The early coinage of Tenedos is quite complex. It seems to begin in the last quarter of the 6th century with didrachms that bear a male/female janiform head, very similar to the one on this coin, but, on the reverse, a double axe, a pelekys, and a retrograde inscription giving the city’s name (as BMC pl. XVII, 2 = Traité I, 622, pl. XVI 2 = ACGC 109). The identity of the two faces on the obverse is rather controversial: it might be the mythical couple of Tenes, son of Cycnus the king of Colone, and his young step-mother Philonome, who had an affair and were condemned to be enclosed in a chest and thrown into the sea. They landed on the island of Leucophrys and Tenes became its ruler; the island’s name was then changed in his honor. However, other versions suggest that the two people in the box were Tenes and his sister Hemithea. The ancients were puzzled by the coin types as well: another story suggests that the types refer to an archaic law that condemned adulterous couples to be executed using a double axe! Elsewhere it is proposed that the double axe refers to a pattern found on the shell of a crab that lived in the waters off Tenedos! It is more likely that what we have is probably related to a local cult about which no record survives: by the end of the 5th century, and from then on, the male head wears a laurel wreath, thus, almost certainly indicating that the heads then represented Zeus and Hera.

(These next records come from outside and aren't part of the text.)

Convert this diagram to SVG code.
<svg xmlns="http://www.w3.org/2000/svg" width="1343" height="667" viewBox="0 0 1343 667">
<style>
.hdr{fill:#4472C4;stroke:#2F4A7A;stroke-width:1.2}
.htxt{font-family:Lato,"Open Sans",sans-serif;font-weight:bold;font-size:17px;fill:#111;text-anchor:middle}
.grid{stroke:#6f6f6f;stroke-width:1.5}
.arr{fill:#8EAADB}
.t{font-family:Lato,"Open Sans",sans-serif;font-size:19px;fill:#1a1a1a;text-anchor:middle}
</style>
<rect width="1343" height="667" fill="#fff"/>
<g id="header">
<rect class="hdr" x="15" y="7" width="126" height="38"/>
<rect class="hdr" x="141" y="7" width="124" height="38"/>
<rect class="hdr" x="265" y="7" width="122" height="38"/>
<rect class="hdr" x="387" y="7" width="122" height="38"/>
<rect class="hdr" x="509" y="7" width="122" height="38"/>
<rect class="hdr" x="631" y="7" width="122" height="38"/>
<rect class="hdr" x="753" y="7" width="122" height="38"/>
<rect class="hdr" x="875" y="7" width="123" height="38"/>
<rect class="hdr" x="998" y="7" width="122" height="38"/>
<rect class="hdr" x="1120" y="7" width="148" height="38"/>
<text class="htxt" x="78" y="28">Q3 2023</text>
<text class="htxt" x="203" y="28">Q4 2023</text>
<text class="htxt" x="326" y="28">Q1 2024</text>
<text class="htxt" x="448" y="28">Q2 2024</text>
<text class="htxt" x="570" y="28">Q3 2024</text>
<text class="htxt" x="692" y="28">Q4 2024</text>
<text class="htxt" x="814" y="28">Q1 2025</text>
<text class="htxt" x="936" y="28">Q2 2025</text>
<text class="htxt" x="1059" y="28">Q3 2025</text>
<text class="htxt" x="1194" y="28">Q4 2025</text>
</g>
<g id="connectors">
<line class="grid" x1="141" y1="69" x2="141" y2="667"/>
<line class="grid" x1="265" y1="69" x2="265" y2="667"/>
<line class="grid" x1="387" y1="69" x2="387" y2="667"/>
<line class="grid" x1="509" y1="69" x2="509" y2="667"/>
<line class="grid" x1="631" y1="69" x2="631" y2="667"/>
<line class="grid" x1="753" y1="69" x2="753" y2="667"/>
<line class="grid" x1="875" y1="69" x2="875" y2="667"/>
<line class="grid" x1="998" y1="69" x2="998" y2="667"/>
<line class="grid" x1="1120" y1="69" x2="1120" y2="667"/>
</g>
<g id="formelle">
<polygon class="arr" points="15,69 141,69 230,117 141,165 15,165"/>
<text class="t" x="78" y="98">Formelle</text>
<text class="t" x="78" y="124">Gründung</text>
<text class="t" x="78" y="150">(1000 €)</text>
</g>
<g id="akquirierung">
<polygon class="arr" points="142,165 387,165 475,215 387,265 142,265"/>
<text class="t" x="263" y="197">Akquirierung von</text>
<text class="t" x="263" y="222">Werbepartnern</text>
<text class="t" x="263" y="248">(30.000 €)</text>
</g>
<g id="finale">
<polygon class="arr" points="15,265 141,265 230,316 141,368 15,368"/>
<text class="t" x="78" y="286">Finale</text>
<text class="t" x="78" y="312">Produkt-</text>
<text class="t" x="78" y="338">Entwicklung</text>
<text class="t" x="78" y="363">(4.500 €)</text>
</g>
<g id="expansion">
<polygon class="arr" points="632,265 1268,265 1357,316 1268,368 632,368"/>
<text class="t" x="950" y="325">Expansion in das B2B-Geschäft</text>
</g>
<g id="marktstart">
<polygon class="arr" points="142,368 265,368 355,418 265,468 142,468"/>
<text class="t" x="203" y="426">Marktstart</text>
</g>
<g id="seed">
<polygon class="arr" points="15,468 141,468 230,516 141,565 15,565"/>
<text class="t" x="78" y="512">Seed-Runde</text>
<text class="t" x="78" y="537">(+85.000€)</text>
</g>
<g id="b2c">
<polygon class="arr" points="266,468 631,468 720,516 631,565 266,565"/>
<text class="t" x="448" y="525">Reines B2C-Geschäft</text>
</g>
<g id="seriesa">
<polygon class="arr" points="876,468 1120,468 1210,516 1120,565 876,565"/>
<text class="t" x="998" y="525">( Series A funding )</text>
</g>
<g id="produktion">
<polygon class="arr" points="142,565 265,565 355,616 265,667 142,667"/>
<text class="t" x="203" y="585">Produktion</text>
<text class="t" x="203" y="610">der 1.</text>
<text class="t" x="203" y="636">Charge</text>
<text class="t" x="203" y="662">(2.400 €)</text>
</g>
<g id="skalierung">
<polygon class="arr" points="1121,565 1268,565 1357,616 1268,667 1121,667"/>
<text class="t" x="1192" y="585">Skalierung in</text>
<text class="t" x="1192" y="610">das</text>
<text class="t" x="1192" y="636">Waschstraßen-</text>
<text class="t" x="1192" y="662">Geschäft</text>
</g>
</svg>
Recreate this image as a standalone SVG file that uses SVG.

In any case, this early coinage, with the double-axe on the reverse, seems to have been replaced by a much rarer second coinage, of which the present piece is the finest known. The simple retrograde legend was retained but the axe was replaced by the helmeted head of a warrior (assuming the heads on the obverse are divinities, this could be Tenes; Wroth actually thought that the head on the heavily worn BM example was that of Athena, on the analogy of the contemporary and very similar silver coinage of Lampsakos, which bore a Janiform female head and a helmeted head of Athena). Quite probably the great similarity between the silver issues of Tenedos and Lampsakos is what seems to have convinced the authorities on Tenedos to return to their earlier double axe reverse type, along with a more complete legend, in order to avoid any confusion.

The style of this coin is particularly fine. The heads have fully frontal eyes and the so-called archaic smile is most apparent; yet this coin was clearly produced at the end of the Archaic period, with the female head being very reminiscent of those of Athena found on the Starr Group I issues of Athens, thus dating it to the 490s or 480s BC.